■ **Given exercise**: From the first line of the listing below, retype each line up to and including the one with "x_idx = list(range(len(categories)))"; pictures stay out.

■ **Raw data**:

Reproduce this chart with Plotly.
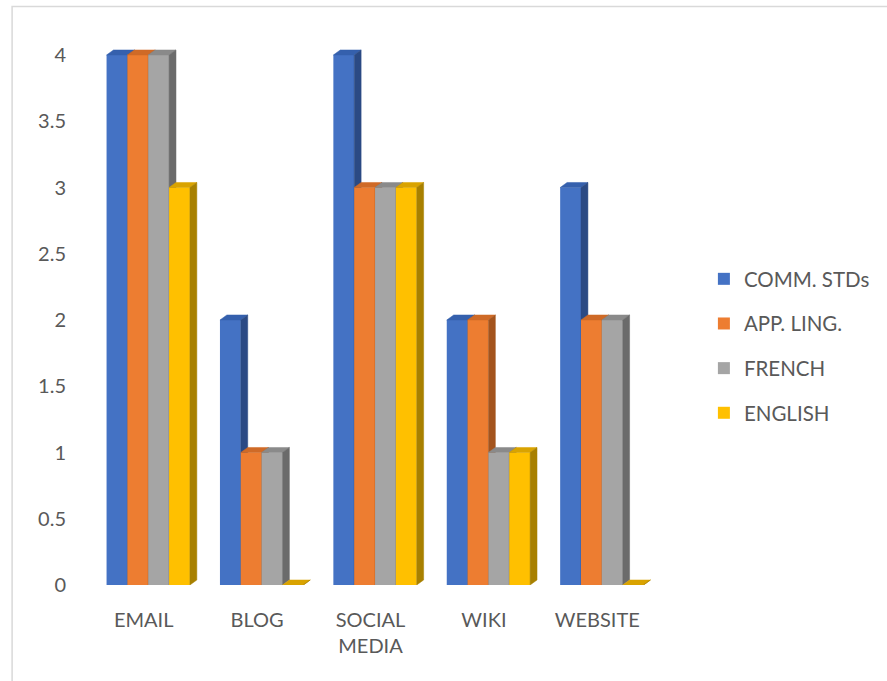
import plotly.graph_objects as go

# Survey data: usage score per medium for each department
categories = ["EMAIL", "BLOG", "SOCIAL<br>MEDIA", "WIKI", "WEBSITE"]
series_names = ["COMM. STDs", "APP. LING.", "FRENCH", "ENGLISH"]
comm_stds = [4, 2, 4, 2, 3]
app_ling = [4, 1, 3, 2, 2]
french = [4, 1, 3, 1, 2]
english = [3, 0, 3, 1, 0]
y_ticks = [0, 0.5, 1, 1.5, 2, 2.5, 3, 3.5, 4]

series_values = [comm_stds, app_ling, french, english]

# face colours: front, top, side
front_colors = ["#4472C4", "#ED7D31", "#A5A5A5", "#FFC000"]
top_colors = ["#3560AD", "#CF6A27", "#8A8A8A", "#D9A300"]
side_colors = ["#2B4A84", "#A4541D", "#6B6B6B", "#A88000"]

# geometry of the pseudo-3D columns (in axis units)
bar_w = 0.18375
group_half = 2 * bar_w
shift = 0.04
dx = 0.061
dy = 0.038

font_family = "Lato, 'Open Sans', sans-serif"
text_color = "#595959"

fig = go.Figure()
x_idx = list(range(len(categories)))

for k, (name, vals) in enumerate(zip(series_names, series_values)):
    offset = shift - group_half + k * bar_w
    fig.add_trace(go.Bar(
        x=x_idx, y=vals, name=name, width=bar_w, offset=offset,
        marker=dict(color=front_colors[k], line=dict(width=0)),
        legendgroup=name, zorder=3 * k,
    ))
    top_x, top_y, side_x, side_y = [], [], [], []
    for i, h in zip(x_idx, vals):
        xl = i + offset
        xr = xl + bar_w
        top_x += [xl, xr, xr + dx, xl + dx, xl, None]
        top_y += [h, h, h + dy, h + dy, h, None]
        side_x += [xr, xr + dx, xr + dx, xr, xr, None]
        side_y += [h, h + dy, dy, 0, h, None]
    fig.add_trace(go.Scatter(
        x=top_x, y=top_y, mode="lines", fill="toself",
        fillcolor=top_colors[k], line=dict(color=top_colors[k], width=0.5),
        showlegend=False, hoverinfo="skip", zorder=3 * k + 1,
    ))
    fig.add_trace(go.Scatter(
        x=side_x, y=side_y, mode="lines", fill="toself",
        fillcolor=side_colors[k], line=dict(color=side_colors[k], width=0.5),
        showlegend=False, hoverinfo="skip", zorder=3 * k + 2,
    ))

plot_h = 563
unit_px = 132.5

fig.update_layout(
    width=887, height=681,
    margin=dict(l=87, r=229, t=22, b=96, pad=0),
    paper_bgcolor="white", plot_bgcolor="white",
    barmode="overlay",
    font=dict(family=font_family, size=20, color=text_color),
    showlegend=True,
    legend=dict(
        x=1.088, y=0.4245, xanchor="left", yanchor="middle",
        font=dict(family=font_family, size=20.5, color=text_color),
        tracegroupgap=15, bgcolor="rgba(0,0,0,0)",
    ),
    xaxis=dict(
        range=[-0.5, 4.5], tickmode="array", tickvals=x_idx, ticktext=categories,
        showgrid=False, zeroline=False, showline=False, ticks="",
        ticklabelstandoff=21, fixedrange=True,
    ),
    yaxis=dict(
        range=[0, plot_h / unit_px], tickmode="array", tickvals=y_ticks,
        ticktext=[f"{v:g}" for v in y_ticks],
        showgrid=False, zeroline=False, showline=False, ticks="",
        ticklabelstandoff=20, fixedrange=True,
    ),
    shapes=[
        dict(type="rect", xref="paper", yref="paper",
             x0=(11.5 - 87) / 571.5, x1=1.5,
             y0=-0.3, y1=(585 - 6.5) / 563,
             line=dict(color="#D9D9D9", width=1.5), layer="below"),
    ],
)

fig.write_html("out.html")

■ **Solution below**:
Reproduce this chart with Plotly.
import plotly.graph_objects as go

# Survey data: usage score per medium for each department
categories = ["EMAIL", "BLOG", "SOCIAL<br>MEDIA", "WIKI", "WEBSITE"]
series_names = ["COMM. STDs", "APP. LING.", "FRENCH", "ENGLISH"]
comm_stds = [4, 2, 4, 2, 3]
app_ling = [4, 1, 3, 2, 2]
french = [4, 1, 3, 1, 2]
english = [3, 0, 3, 1, 0]
y_ticks = [0, 0.5, 1, 1.5, 2, 2.5, 3, 3.5, 4]

series_values = [comm_stds, app_ling, french, english]

# face colours: front, top, side
front_colors = ["#4472C4", "#ED7D31", "#A5A5A5", "#FFC000"]
top_colors = ["#3560AD", "#CF6A27", "#8A8A8A", "#D9A300"]
side_colors = ["#2B4A84", "#A4541D", "#6B6B6B", "#A88000"]

# geometry of the pseudo-3D columns (in axis units)
bar_w = 0.18375
group_half = 2 * bar_w
shift = 0.04
dx = 0.061
dy = 0.038

font_family = "Lato, 'Open Sans', sans-serif"
text_color = "#595959"

fig = go.Figure()
x_idx = list(range(len(categories)))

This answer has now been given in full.